En una de sus expediciones nocturnas, cuando el reloj marca la medianoche, un viejo coche de los años veinte hace su parada frente a él, saliendo del vehículo un grupúsculo de bohemios novelistas, champagne en mano. El primero, Scott Fitzgerald; la segunda, Zelda Sayre. Ambos, tanto el portavoz de la generación perdida como su esposa, introducen a Gil en un mundo insospechado de música de Cole Porter, de desinhibición, de talento teñido de bohemia, con algunas flappers y mucho peinado a lo garçonne. Pero Gil sigue obsesionado, su novela tiene que ser un éxito. Así le llevan ante Ernest Hemingway, quien le introduce en el universo de la literatura por la puerta grande. Le presenta a Gertrude Stein, la cual se ofrecerá obsequiosa a corregir su novela; allí también conocerá a Jean Cocteau, a Pablo Picasso o a Henri Matisse. Sin embargo, nadie le llamará tanto la atención como una joven francesa que fuma con boquilla y luce un bob cut provocador, Adriana (Marion Cotillard), musa del pintor malagueño, otrora amante de Amedeo Modigliani (después, según parece, de que éste estuviera con Beatrice Hastings –su Madame Pompadour-, y antes de que conociera a Jeanne Hébuterne). De ella no sólo se queda fuertemente prendado, sino que por su amor, precisamente, volverá noche tras noche a reencontrarse con el pasado, con la década de los años veinte en la que tanto le gustaría vivir. Sólo al final de la historia, si es que tiene final, Gil consigue autoconvencerse de que ningún tiempo pasado fue mejor, aunque sólo sea por no ser nuestro.
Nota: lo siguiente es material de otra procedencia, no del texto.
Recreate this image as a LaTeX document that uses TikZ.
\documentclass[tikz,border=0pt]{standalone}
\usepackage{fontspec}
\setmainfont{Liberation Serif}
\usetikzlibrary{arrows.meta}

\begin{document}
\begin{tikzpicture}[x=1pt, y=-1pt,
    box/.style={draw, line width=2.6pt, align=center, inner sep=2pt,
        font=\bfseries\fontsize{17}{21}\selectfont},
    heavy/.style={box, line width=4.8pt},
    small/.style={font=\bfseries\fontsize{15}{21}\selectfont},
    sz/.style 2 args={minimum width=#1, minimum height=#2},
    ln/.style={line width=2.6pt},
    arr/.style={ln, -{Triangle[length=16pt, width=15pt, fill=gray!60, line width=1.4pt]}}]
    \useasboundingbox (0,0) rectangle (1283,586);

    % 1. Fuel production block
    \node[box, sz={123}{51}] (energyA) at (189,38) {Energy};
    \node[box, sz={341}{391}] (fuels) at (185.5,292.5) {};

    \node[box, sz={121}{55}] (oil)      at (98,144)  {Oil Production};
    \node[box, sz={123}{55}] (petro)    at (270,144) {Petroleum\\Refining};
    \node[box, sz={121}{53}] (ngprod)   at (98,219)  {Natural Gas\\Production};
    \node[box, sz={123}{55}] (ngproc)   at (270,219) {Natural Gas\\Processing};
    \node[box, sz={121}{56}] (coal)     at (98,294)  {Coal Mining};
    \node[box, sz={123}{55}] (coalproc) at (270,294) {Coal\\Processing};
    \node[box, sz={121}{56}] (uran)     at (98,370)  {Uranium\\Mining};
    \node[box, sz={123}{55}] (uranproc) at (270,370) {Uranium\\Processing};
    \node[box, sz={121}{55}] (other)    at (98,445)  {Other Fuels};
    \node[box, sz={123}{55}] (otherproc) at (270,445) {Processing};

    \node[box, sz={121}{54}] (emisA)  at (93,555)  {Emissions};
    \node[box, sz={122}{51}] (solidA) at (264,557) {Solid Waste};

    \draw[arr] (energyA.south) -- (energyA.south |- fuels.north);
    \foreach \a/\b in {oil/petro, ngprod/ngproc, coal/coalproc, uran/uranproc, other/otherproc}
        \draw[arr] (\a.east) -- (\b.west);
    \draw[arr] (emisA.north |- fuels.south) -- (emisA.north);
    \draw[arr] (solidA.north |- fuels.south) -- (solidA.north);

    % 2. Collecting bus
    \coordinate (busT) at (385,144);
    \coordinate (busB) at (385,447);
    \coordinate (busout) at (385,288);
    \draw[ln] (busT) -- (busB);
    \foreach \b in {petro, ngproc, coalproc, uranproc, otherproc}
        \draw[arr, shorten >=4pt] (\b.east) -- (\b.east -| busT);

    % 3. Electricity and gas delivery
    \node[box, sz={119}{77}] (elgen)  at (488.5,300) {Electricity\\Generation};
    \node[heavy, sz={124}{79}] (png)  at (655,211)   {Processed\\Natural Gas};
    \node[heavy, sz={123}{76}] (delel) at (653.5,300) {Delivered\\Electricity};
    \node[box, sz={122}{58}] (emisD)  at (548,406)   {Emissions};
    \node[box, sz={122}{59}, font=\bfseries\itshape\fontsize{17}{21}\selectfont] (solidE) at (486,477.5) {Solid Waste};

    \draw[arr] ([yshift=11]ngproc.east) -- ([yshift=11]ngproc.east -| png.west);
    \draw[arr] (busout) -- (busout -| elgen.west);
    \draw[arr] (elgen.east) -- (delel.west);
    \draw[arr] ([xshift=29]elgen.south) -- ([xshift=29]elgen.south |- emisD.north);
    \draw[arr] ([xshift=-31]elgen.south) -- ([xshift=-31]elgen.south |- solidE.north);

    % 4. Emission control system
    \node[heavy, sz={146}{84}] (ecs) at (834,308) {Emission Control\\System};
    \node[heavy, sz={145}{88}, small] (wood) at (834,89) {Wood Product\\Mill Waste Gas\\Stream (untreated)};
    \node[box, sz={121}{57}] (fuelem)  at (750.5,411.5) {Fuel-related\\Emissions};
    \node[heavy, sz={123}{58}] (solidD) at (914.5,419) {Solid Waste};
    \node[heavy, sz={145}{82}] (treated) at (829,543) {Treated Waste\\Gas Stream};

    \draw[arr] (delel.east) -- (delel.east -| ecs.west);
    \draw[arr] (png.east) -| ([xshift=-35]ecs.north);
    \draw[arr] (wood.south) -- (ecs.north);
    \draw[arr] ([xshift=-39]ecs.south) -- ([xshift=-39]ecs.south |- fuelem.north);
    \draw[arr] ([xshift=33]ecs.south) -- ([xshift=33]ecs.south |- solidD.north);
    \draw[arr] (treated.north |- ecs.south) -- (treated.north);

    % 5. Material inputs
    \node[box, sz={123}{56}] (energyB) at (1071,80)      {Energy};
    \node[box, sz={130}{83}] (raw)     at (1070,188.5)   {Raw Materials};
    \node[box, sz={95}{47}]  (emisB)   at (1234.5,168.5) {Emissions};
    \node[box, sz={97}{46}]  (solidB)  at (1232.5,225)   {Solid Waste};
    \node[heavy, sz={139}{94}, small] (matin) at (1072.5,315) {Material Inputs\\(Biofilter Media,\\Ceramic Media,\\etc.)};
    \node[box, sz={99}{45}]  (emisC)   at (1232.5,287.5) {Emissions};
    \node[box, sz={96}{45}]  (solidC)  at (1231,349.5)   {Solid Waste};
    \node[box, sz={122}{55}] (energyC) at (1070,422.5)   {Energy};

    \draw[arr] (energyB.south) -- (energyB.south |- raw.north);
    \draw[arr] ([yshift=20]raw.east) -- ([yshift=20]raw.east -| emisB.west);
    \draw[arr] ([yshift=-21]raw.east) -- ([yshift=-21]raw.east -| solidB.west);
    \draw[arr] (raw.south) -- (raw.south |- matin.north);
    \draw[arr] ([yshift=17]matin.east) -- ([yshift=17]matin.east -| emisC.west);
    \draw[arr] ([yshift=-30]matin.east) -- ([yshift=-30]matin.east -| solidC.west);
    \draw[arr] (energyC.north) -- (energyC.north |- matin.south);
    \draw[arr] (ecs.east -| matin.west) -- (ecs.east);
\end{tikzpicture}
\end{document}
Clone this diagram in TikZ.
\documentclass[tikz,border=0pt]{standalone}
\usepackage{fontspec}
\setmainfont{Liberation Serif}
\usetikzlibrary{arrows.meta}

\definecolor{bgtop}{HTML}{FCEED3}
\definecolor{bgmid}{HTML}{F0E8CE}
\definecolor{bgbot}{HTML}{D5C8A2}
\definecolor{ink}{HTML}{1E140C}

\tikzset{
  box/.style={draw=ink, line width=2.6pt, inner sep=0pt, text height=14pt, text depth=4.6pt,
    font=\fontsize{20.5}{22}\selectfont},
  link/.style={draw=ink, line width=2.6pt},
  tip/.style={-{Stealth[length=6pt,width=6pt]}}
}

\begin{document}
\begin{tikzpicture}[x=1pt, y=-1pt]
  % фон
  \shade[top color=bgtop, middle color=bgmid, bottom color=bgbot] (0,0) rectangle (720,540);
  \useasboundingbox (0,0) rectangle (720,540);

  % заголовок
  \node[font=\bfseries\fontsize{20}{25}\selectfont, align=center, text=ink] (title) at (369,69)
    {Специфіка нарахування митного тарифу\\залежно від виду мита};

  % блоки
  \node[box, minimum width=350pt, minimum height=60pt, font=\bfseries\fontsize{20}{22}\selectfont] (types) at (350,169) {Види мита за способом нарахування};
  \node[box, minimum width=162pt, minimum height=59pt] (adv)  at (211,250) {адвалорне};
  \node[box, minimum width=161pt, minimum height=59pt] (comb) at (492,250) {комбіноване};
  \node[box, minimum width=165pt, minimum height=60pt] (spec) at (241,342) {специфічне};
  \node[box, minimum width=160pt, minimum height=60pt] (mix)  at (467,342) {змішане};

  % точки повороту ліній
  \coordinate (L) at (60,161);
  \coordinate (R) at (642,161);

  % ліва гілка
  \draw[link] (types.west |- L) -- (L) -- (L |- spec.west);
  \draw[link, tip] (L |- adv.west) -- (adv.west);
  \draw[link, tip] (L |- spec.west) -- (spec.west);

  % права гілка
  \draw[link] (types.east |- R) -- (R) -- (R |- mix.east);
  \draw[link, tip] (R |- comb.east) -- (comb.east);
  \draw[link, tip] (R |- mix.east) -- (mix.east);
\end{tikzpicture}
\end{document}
Haciendo gala de un estilo peculiar, Woody Allen se reencuentra con el París de Todos dicen I love you, sin tono musical; regresa a las idas y venidas con la muerte, pero sin guadañas a lo Igmar Bergman de La última noche de Boris Grushenko; también bebe de la ruptura dimensional de La rosa púrpura de El Cairo, y del ambiente nocturno y nostálgico de Sombras y niebla –tan absurdo como ver a Carla Bruni como guía de un museo resulta descubrir a Jodie Foster regentando una casa de lenocinio, o Madonna actuando en un circo-.
Quizá uno de los aciertos de la cinta, amén de la fotografía pictórica, su constante referencia a la actualidad (desde Irak a la formación del Tea Party), y el elenco –lástima que McAdams esté obligada a emular a la Scarlett Johansson de los trabajos de Allen, y no explote su propia y sobrada competencia-, sea el juego de envite constante al que el realizador y guionista convida al espectador. Ir descubriendo a Dalí –brillante Brody-, a Toulouse-Lautrec, a Buñuel –inmejorable el momento en que Gil revela el argumento de El ángel exterminador para estupefacción de don Luis-, hacen que la película cobre una vida diferente, mucho más excitante y significativa.
Tal vez pudiéramos echarle en cara algunos pasajes largos y hasta innecesarios, pero expresiones como “Adriana, usted eleva a arte el concepto de groupie”, compensa cualquier exceso posible. Finalmente, destaca la bien elegida y retratada París, una ciudad en que “cada calle lleva una obra de arte en sí misma”, según el protagonista, y que se hace tan visible como necesaria para esta película-fábula que sólo el realizador neoyorkino podría haber firmado.
Sabemos que Woody Allen es muy diestro, pero cómo no reconocerlo: es insuperable su lado siniestro.